Südkorea: Festgenommener Präsident verweigert Aussage
SEOUL. Yoon Suk-yeol wurde nach einem kurzen Handgemenge mit seiner Leibgarde in seiner Residenz in Seoul festgenommen
Südkoreas festgenommener Präsident Yoon Suk-yeol hat während seiner Befragung bei der Antikorruptionsbehörde CIO keine Aussagen getätigt. "Präsident Yoon hat von seinem Recht, zu schweigen, Gebrauch gemacht", zitiert die südkoreanische Tageszeitung "Chosun Ilbo" einen CIO-Mitarbeiter. Die CIO ermittelt zu dem Vorwurf, der 64-Jährige, der Anfang Dezember kurzzeitig das Kriegsrecht verhängt hatte, habe sich mit seinem Vorgehen des Aufruhrs und Machtmissbrauchs schuldig gemacht.
Für das Verhör haben die Ermittler maximal 48 Stunden Zeit. Danach müssen sie entweder eine formelle Verhaftung des suspendierten Präsidenten beantragen oder ihn wieder auf freien Fuß setzen.
Fast gleichzeitig ließ der 64-Jährige auf Facebook einen handgeschriebenen Brief veröffentlichen. Darin verteidigt Yoon Suk-yeol weiterhin sein kontroverses Vorgehen. "Das Kriegsrecht ist kein Verbrechen. Es ist eine Ausübung der Autorität des Präsidenten zur Bewältigung einer nationalen Krise", heißt es in der Botschaft.
Gestern war Yoon in der Hauptstadt Seoul festgenommen worden. Polizisten und CIO-Ermittler führten ihn von seinem Wohnsitz ab, um ihn zur Staatsanwaltschaft zu bringen. Seit Dezember hatte sich Yoon in seinem Präsidentenwohnsitz verbarrikadiert, wo ihn hohe Mauern, Stacheldrahtzaun und sein Sicherheitsdienst vor einer Verhaftung schützten. Außerdem waren Anhänger auf die Straße gegangen, um sich für ihn einzusetzen. Die Festnahme lief trotz großer Sicherheitsbedenken dem Anschein nach friedlich ab.
Journalisten wurden Zeuge eines kurzen Handgemenges am Tor der Residenz. Dort hatten Yoons Anhänger zu seinem Schutz gezeltet. Sie skandierten: "Illegaler Haftbefehl!" Wie der Sender Yonhap News TV berichtete, wurden Yoons Unterstützer von Polizisten und CIO-Beamten gewaltsam entfernt.
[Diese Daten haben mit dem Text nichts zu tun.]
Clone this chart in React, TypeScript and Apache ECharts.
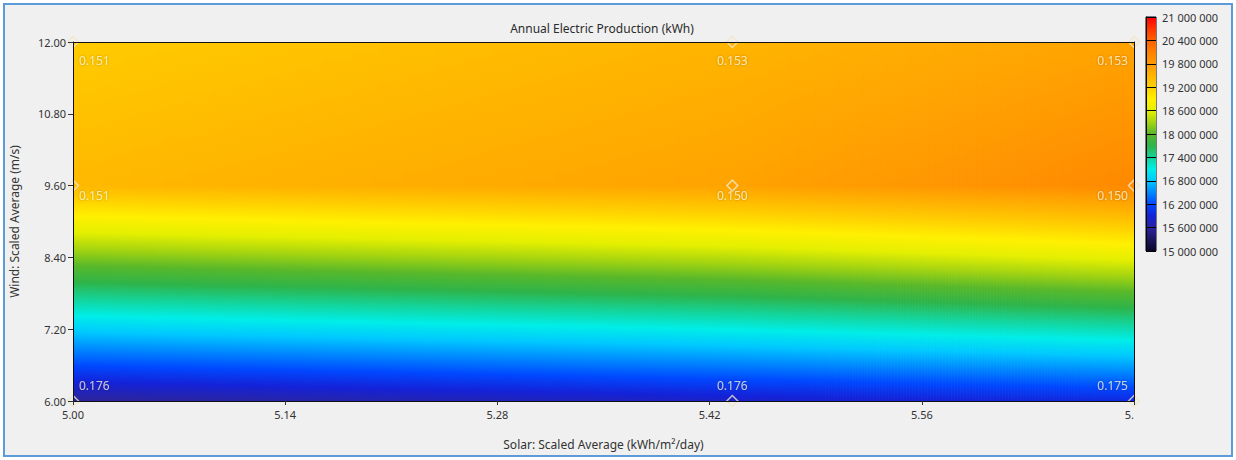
import React, { useEffect, useRef } from "react";
import * as echarts from "echarts";

// ---- data ----
const SOLAR = [5.0, 5.435, 5.7];
const WIND = [6.0, 9.6, 12.0];
// Annual electric production (kWh), one array per wind value, across SOLAR
const PROD_WIND_6 = [15550000, 15800000, 15950000];
const PROD_WIND_9_6 = [19450000, 19700000, 20000000];
const PROD_WIND_12 = [19250000, 19500000, 19700000];
const PRODUCTION = [PROD_WIND_6, PROD_WIND_9_6, PROD_WIND_12];
// value labels shown at the sensitivity points
const LABELS_WIND_6 = ["0.176", "0.176", "0.175"];
const LABELS_WIND_9_6 = ["0.151", "0.150", "0.150"];
const LABELS_WIND_12 = ["0.151", "0.153", "0.153"];
const POINT_LABELS = [LABELS_WIND_6, LABELS_WIND_9_6, LABELS_WIND_12];

const X_TICKS = [5.0, 5.14, 5.28, 5.42, 5.56, 5.7];
const X_TICK_LABELS = ["5.00", "5.14", "5.28", "5.42", "5.56", "5."];
const Y_TICKS = [6.0, 7.2, 8.4, 9.6, 10.8, 12.0];
const Y_TICK_LABELS = ["6.00", "7.20", "8.40", "9.60", "10.80", "12.00"];
const COLOR_MIN = 15000000;
const COLOR_MAX = 21000000;
const COLOR_STEP = 600000;

// colour scale, evenly spaced from COLOR_MIN to COLOR_MAX
const PALETTE = [
  "#0c0626", "#1c1660", "#2a24a0", "#1422d8", "#0048ff", "#0088ff", "#00c8ff",
  "#00eee8", "#14d49a", "#2eb44a", "#58b82a", "#a4d410", "#e4ef00", "#fff000",
  "#ffd000", "#ffb400", "#ff9a00", "#ff8000", "#ff6200", "#ff3400", "#ff0000",
];

const FONT = '"Noto Sans", "Open Sans", sans-serif';

function hexToRgb(h: string) {
  return [parseInt(h.slice(1, 3), 16), parseInt(h.slice(3, 5), 16), parseInt(h.slice(5, 7), 16)];
}
const PAL_RGB = PALETTE.map(hexToRgb);
const BREAKS = PALETTE.map((_, k) => COLOR_MIN + (k * (COLOR_MAX - COLOR_MIN)) / (PALETTE.length - 1));

function colorAt(v: number) {
  const n = PALETTE.length - 1;
  let t = ((v - COLOR_MIN) / (COLOR_MAX - COLOR_MIN)) * n;
  t = Math.max(0, Math.min(n, t));
  const k = Math.min(n - 1, Math.floor(t));
  const f = t - k;
  const a = PAL_RGB[k], b = PAL_RGB[k + 1];
  const c = [0, 1, 2].map((q) => Math.round(a[q] + (b[q] - a[q]) * f));
  return `rgb(${c[0]},${c[1]},${c[2]})`;
}

// gradient from vTop (offset 0) to vBottom (offset 1)
function gradientStops(vTop: number, vBottom: number) {
  const stops: { offset: number; color: string }[] = [{ offset: 0, color: colorAt(vTop) }];
  const lo = Math.min(vTop, vBottom), hi = Math.max(vTop, vBottom);
  const inner: { offset: number; color: string }[] = [];
  if (hi > lo) {
    BREAKS.forEach((b) => {
      if (b > lo && b < hi) inner.push({ offset: (b - vTop) / (vBottom - vTop), color: colorAt(b) });
    });
  }
  inner.sort((p, q) => p.offset - q.offset);
  stops.push(...inner);
  stops.push({ offset: 1, color: colorAt(vBottom) });
  return stops;
}

// cells between neighbouring sensitivity points
const cellData: number[][] = [];
for (let j = 0; j < WIND.length - 1; j++) {
  for (let i = 0; i < SOLAR.length - 1; i++) {
    cellData.push([
      SOLAR[i], SOLAR[i + 1], WIND[j], WIND[j + 1],
      PRODUCTION[j][i], PRODUCTION[j][i + 1], PRODUCTION[j + 1][i], PRODUCTION[j + 1][i + 1],
    ]);
  }
}

const pointData: any[] = [];
WIND.forEach((w, j) => {
  SOLAR.forEach((s, i) => {
    const align = i === 0 ? "left" : i === SOLAR.length - 1 ? "right" : "center";
    const dx = i === 0 ? 6 : i === SOLAR.length - 1 ? -6 : 0;
    const dy = j === 0 ? -16 : j === WIND.length - 1 ? 18 : 10;
    pointData.push({
      value: [s, w],
      label: { formatter: POINT_LABELS[j][i], align, offset: [dx, dy] },
    });
  });
});

function fmtSpaces(v: number) {
  return Math.round(v).toString().replace(/\B(?=(\d{3})+(?!\d))/g, " ");
}

function buildOption(): any {
  return {
    animation: false,
    textStyle: { fontFamily: FONT },
    graphic: [
      {
        type: "rect",
        z: -100,
        silent: true,
        shape: { x: 4, y: 4, width: 1228, height: 452 },
        style: { fill: "#f0f0f0", stroke: "#5b9bd8", lineWidth: 2 },
      },
      {
        type: "text",
        x: 602,
        y: 28,
        style: {
          text: "Annual Electric Production (kWh)",
          textAlign: "center",
          textVerticalAlign: "middle",
          font: `12px ${FONT}`,
          fill: "#2b2b2b",
        },
      },
    ],
    grid: [
      { left: 69, top: 42, width: 1065, height: 359, show: false },
      { left: 1146, top: 17, width: 10, height: 234, show: true, borderColor: "#000", borderWidth: 1 },
    ],
    xAxis: [
      {
        type: "value",
        gridIndex: 0,
        min: X_TICKS[0],
        max: X_TICKS[X_TICKS.length - 1],
        z: 10,
        name: "Solar: Scaled Average (kWh/m²/day)",
        nameLocation: "middle",
        nameGap: 37,
        nameTextStyle: { fontSize: 12, color: "#333" },
        axisLine: { show: true, lineStyle: { color: "#111" } },
        axisTick: { show: true, length: 4, lineStyle: { color: "#333" }, customValues: X_TICKS },
        axisLabel: {
          customValues: X_TICKS,
          fontSize: 11,
          color: "#333",
          margin: 8,
          alignMaxLabel: "right",
          formatter: (v: number) => {
            const k = X_TICKS.findIndex((t) => Math.abs(t - v) < 1e-6);
            return k >= 0 ? X_TICK_LABELS[k] : "";
          },
        },
        splitLine: { show: false },
      },
      { type: "value", gridIndex: 1, min: 0, max: 1, show: false },
      {
        type: "value",
        gridIndex: 0,
        position: "top",
        min: X_TICKS[0],
        max: X_TICKS[X_TICKS.length - 1],
        z: 10,
        axisLine: { show: true, onZero: false, lineStyle: { color: "#111" } },
        axisTick: { show: false },
        axisLabel: { show: false },
        splitLine: { show: false },
      },
    ],
    yAxis: [
      {
        type: "value",
        gridIndex: 0,
        min: Y_TICKS[0],
        max: Y_TICKS[Y_TICKS.length - 1],
        z: 10,
        name: "Wind: Scaled Average (m/s)",
        nameLocation: "middle",
        nameGap: 53,
        nameTextStyle: { fontSize: 12, color: "#333" },
        axisLine: { show: true, lineStyle: { color: "#111" } },
        axisTick: { show: true, length: 5, lineStyle: { color: "#333" }, customValues: Y_TICKS },
        axisLabel: {
          customValues: Y_TICKS,
          fontSize: 11,
          color: "#333",
          margin: 7,
          formatter: (v: number) => {
            const k = Y_TICKS.findIndex((t) => Math.abs(t - v) < 1e-6);
            return k >= 0 ? Y_TICK_LABELS[k] : "";
          },
        },
        splitLine: { show: false },
      },
      {
        type: "value",
        gridIndex: 1,
        position: "right",
        min: COLOR_MIN,
        max: COLOR_MAX,
        interval: COLOR_STEP,
        z: 10,
        axisLine: { show: true, lineStyle: { color: "#000" } },
        axisTick: { show: true, length: 4, lineStyle: { color: "#000" } },
        axisLabel: { fontSize: 11, color: "#333", margin: 6, formatter: (v: number) => fmtSpaces(v) },
        splitLine: { show: true, lineStyle: { color: "#000", width: 1 } },
      },
      {
        type: "value",
        gridIndex: 0,
        position: "right",
        min: Y_TICKS[0],
        max: Y_TICKS[Y_TICKS.length - 1],
        z: 10,
        axisLine: { show: true, onZero: false, lineStyle: { color: "#111" } },
        axisTick: { show: false },
        axisLabel: { show: false },
        splitLine: { show: false },
      },
    ],
    series: [
      {
        type: "custom",
        xAxisIndex: 0,
        yAxisIndex: 0,
        clip: true,
        silent: true,
        z: 1,
        encode: { x: [0, 1], y: [2, 3] },
        data: cellData,
        renderItem: (params: any, api: any) => {
          const x0 = api.value(0), x1 = api.value(1), y0 = api.value(2), y1 = api.value(3);
          const v00 = api.value(4), v10 = api.value(5), v01 = api.value(6), v11 = api.value(7);
          const pa = api.coord([x0, y0]);
          const pb = api.coord([x1, y1]);
          const left = pa[0], right = pb[0], bottom = pa[1], top = pb[1];
          const n = Math.max(1, Math.ceil((right - left) / 3));
          const w = (right - left) / n;
          const children: any[] = [];
          for (let k = 0; k < n; k++) {
            const t = (k + 0.5) / n;
            const vb = v00 + (v10 - v00) * t;
            const vt = v01 + (v11 - v01) * t;
            children.push({
              type: "rect",
              shape: { x: left + k * w, y: top, width: w + 0.7, height: bottom - top + 0.5 },
              style: { fill: new echarts.graphic.LinearGradient(0, 0, 0, 1, gradientStops(vt, vb)) },
            });
          }
          return { type: "group", children };
        },
      },
      {
        type: "scatter",
        xAxisIndex: 0,
        yAxisIndex: 0,
        clip: true,
        z: 5,
        symbol: "diamond",
        symbolSize: 11,
        itemStyle: { color: "rgba(0,0,0,0)", borderColor: "#efe6c6", borderWidth: 1.5 },
        label: {
          show: true,
          position: "inside",
          fontSize: 12,
          color: "rgba(255,248,225,0.92)",
          textShadowColor: "rgba(60,40,0,0.45)",
          textShadowBlur: 2,
        },
        data: pointData,
      },
      {
        type: "custom",
        xAxisIndex: 1,
        yAxisIndex: 1,
        silent: true,
        z: 1,
        encode: { x: [0, 1], y: [2, 3] },
        data: [[0, 1, COLOR_MIN, COLOR_MAX]],
        renderItem: (params: any, api: any) => {
          const pa = api.coord([api.value(0), api.value(2)]);
          const pb = api.coord([api.value(1), api.value(3)]);
          return {
            type: "rect",
            shape: { x: pa[0], y: pb[1], width: pb[0] - pa[0], height: pa[1] - pb[1] },
            style: { fill: new echarts.graphic.LinearGradient(0, 0, 0, 1, gradientStops(api.value(3), api.value(2))) },
          };
        },
      },
    ],
  };
}

export default function App() {
  const ref = useRef<HTMLDivElement>(null);
  useEffect(() => {
    document.body.style.margin = "0";
    document.body.style.background = "#ffffff";
    const chart = echarts.init(ref.current as HTMLDivElement, null, { renderer: "svg" });
    chart.setOption(buildOption());
    return () => chart.dispose();
  }, []);
  return <div ref={ref} style={{ width: 1236, height: 460 }} />;
}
Demnach stellten sich auch etwa 30 Abgeordnete von Yoons Partei den Ermittlern in den Weg. Fernsehaufnahmen zeigten auch, wie die Einsatzkräfte mithilfe von Leitern auf das Gelände von Yoons Residenz gelangten.
Erster Staatschef in Haft
Yoon ist das erste amtierende Staatsoberhaupt des Landes, das in Haft genommen wurde. In einer Videobotschaft erklärte Yoon, dass er sich entschieden habe, sich der Befragung zu unterziehen, um ein "Blutvergießen" zu vermeiden. Bereits am 3. Jänner hatten Beamte von Yoons präsidialem Sicherheitsdienst, darunter auch Soldaten, Ermittler an dessen Verhaftung gehindert. Diese gaben ihr Vorhaben daraufhin zunächst auf. Der neue Versuch zur Verhaftung Yoons basiert auf einem am Dienstag ausgestellten neuerlichen Haftbefehl.